Copy every record exactly, and keep the pictures out.

-----

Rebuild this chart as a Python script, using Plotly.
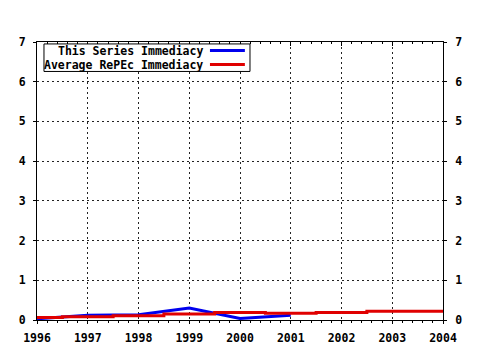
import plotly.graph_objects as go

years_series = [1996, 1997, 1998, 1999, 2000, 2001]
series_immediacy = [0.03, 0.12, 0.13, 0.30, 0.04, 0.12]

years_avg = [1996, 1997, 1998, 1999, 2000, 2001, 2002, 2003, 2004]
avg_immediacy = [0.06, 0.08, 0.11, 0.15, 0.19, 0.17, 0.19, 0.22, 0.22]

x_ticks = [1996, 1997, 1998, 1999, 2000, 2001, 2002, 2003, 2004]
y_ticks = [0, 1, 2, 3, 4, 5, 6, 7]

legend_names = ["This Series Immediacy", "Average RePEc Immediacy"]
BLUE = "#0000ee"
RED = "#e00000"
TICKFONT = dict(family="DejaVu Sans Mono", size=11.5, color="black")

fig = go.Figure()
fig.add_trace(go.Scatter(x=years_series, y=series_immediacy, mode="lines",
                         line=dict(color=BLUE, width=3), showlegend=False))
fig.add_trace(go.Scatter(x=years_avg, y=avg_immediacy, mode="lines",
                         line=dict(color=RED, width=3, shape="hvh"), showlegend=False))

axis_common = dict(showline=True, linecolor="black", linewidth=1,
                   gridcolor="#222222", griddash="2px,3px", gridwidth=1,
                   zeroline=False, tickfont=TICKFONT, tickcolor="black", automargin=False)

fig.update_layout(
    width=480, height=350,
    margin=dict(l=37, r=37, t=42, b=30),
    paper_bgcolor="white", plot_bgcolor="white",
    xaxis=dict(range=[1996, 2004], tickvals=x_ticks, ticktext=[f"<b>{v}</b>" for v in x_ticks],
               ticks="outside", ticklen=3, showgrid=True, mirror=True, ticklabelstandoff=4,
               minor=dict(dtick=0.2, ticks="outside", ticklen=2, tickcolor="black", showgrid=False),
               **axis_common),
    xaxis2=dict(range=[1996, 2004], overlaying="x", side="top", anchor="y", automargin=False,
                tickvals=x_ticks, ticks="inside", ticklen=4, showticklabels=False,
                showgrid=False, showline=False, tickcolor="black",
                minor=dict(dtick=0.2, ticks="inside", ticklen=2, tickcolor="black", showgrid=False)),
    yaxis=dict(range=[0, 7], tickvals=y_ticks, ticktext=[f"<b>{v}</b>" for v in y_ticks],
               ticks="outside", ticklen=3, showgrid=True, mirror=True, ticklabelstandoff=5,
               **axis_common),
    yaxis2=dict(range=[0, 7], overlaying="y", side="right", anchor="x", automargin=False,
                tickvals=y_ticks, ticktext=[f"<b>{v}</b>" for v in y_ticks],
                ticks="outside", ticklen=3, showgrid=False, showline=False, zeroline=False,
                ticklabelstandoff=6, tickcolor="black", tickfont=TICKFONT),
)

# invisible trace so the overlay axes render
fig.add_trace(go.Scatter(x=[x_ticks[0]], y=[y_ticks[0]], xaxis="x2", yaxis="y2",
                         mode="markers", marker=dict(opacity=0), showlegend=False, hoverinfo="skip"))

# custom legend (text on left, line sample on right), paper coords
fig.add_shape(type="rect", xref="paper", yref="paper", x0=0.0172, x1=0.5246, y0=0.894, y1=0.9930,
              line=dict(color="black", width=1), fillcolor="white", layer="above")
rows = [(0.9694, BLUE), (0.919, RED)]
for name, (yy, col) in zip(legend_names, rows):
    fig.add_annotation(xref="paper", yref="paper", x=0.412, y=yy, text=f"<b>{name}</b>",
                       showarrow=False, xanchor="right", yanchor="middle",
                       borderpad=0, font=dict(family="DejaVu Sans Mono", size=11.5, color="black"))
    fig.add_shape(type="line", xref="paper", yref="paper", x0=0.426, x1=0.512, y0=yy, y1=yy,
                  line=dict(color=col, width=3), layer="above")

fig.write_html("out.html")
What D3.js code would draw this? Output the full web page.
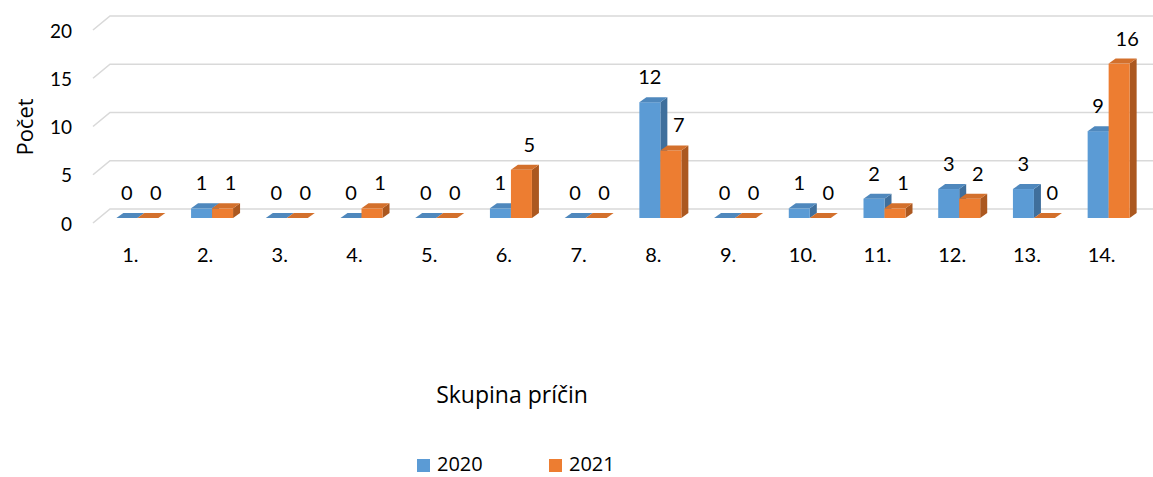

-----

> _Solution for this exercise_:
Rebuild this chart as a Python script, using Plotly.
import plotly.graph_objects as go

years_series = [1996, 1997, 1998, 1999, 2000, 2001]
series_immediacy = [0.03, 0.12, 0.13, 0.30, 0.04, 0.12]

years_avg = [1996, 1997, 1998, 1999, 2000, 2001, 2002, 2003, 2004]
avg_immediacy = [0.06, 0.08, 0.11, 0.15, 0.19, 0.17, 0.19, 0.22, 0.22]

x_ticks = [1996, 1997, 1998, 1999, 2000, 2001, 2002, 2003, 2004]
y_ticks = [0, 1, 2, 3, 4, 5, 6, 7]

legend_names = ["This Series Immediacy", "Average RePEc Immediacy"]
BLUE = "#0000ee"
RED = "#e00000"
TICKFONT = dict(family="DejaVu Sans Mono", size=11.5, color="black")

fig = go.Figure()
fig.add_trace(go.Scatter(x=years_series, y=series_immediacy, mode="lines",
                         line=dict(color=BLUE, width=3), showlegend=False))
fig.add_trace(go.Scatter(x=years_avg, y=avg_immediacy, mode="lines",
                         line=dict(color=RED, width=3, shape="hvh"), showlegend=False))

axis_common = dict(showline=True, linecolor="black", linewidth=1,
                   gridcolor="#222222", griddash="2px,3px", gridwidth=1,
                   zeroline=False, tickfont=TICKFONT, tickcolor="black", automargin=False)

fig.update_layout(
    width=480, height=350,
    margin=dict(l=37, r=37, t=42, b=30),
    paper_bgcolor="white", plot_bgcolor="white",
    xaxis=dict(range=[1996, 2004], tickvals=x_ticks, ticktext=[f"<b>{v}</b>" for v in x_ticks],
               ticks="outside", ticklen=3, showgrid=True, mirror=True, ticklabelstandoff=4,
               minor=dict(dtick=0.2, ticks="outside", ticklen=2, tickcolor="black", showgrid=False),
               **axis_common),
    xaxis2=dict(range=[1996, 2004], overlaying="x", side="top", anchor="y", automargin=False,
                tickvals=x_ticks, ticks="inside", ticklen=4, showticklabels=False,
                showgrid=False, showline=False, tickcolor="black",
                minor=dict(dtick=0.2, ticks="inside", ticklen=2, tickcolor="black", showgrid=False)),
    yaxis=dict(range=[0, 7], tickvals=y_ticks, ticktext=[f"<b>{v}</b>" for v in y_ticks],
               ticks="outside", ticklen=3, showgrid=True, mirror=True, ticklabelstandoff=5,
               **axis_common),
    yaxis2=dict(range=[0, 7], overlaying="y", side="right", anchor="x", automargin=False,
                tickvals=y_ticks, ticktext=[f"<b>{v}</b>" for v in y_ticks],
                ticks="outside", ticklen=3, showgrid=False, showline=False, zeroline=False,
                ticklabelstandoff=6, tickcolor="black", tickfont=TICKFONT),
)

# invisible trace so the overlay axes render
fig.add_trace(go.Scatter(x=[x_ticks[0]], y=[y_ticks[0]], xaxis="x2", yaxis="y2",
                         mode="markers", marker=dict(opacity=0), showlegend=False, hoverinfo="skip"))

# custom legend (text on left, line sample on right), paper coords
fig.add_shape(type="rect", xref="paper", yref="paper", x0=0.0172, x1=0.5246, y0=0.894, y1=0.9930,
              line=dict(color="black", width=1), fillcolor="white", layer="above")
rows = [(0.9694, BLUE), (0.919, RED)]
for name, (yy, col) in zip(legend_names, rows):
    fig.add_annotation(xref="paper", yref="paper", x=0.412, y=yy, text=f"<b>{name}</b>",
                       showarrow=False, xanchor="right", yanchor="middle",
                       borderpad=0, font=dict(family="DejaVu Sans Mono", size=11.5, color="black"))
    fig.add_shape(type="line", xref="paper", yref="paper", x0=0.426, x1=0.512, y0=yy, y1=yy,
                  line=dict(color=col, width=3), layer="above")

fig.write_html("out.html")
What D3.js code would draw this? Output the full web page.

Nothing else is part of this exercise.